Ms Gray has interviewed Downing Street staff, looked at office records and on Monday was speaking to Dominic Cummings, a former top Johnson aide who has become a loud critic of the prime minister since leaving Downing Street.
Ms Ghani’s allegation comes after another Conservative legislator, William Wragg, accused party whips of intimidating and blackmailing members of Parliament to ensure they supported the government. Mr Wragg says he met with police on Monday to discuss his claims.
Mr Wragg is one of a handful of Conservative lawmakers calling for Mr Johnson to resign.
If Ms Gray’s report is highly critical, more may be emboldened to call for a no-confidence vote in Mr Johnson that could result in his ouster.
Even if he makes it through the week, many Conservatives have decided Mr Johnson’s days in office are numbered, and weakness at the top is letting party divisions spill into the open.

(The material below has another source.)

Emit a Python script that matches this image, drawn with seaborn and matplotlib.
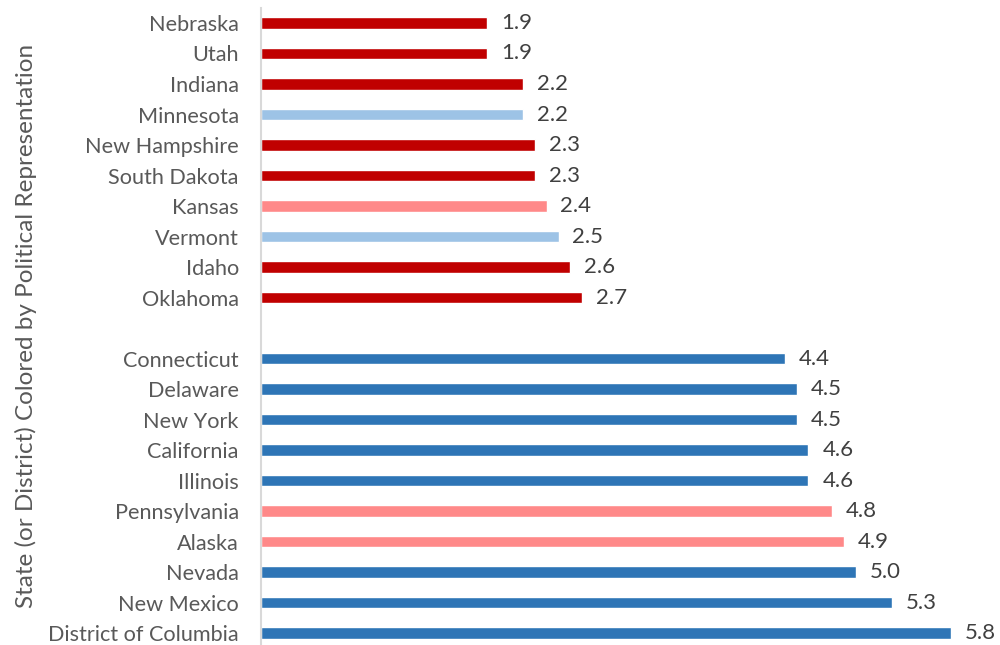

Salma Shah, a political consultant and former government aide, said Ms Ghani’s claim had made Mr Johnson’s position “a lot more difficult”.
She said Ms Ghani’s allegation “has really shocked Westminster and has become a very serious issue, adding to the pressure that already exists for the prime minister on the backbenches”.
“I think the reality is that the Prime Minister is in an incredibly perilous position. … It is going to be incredibly hard to pull back from where he is now,” Ms Shah said.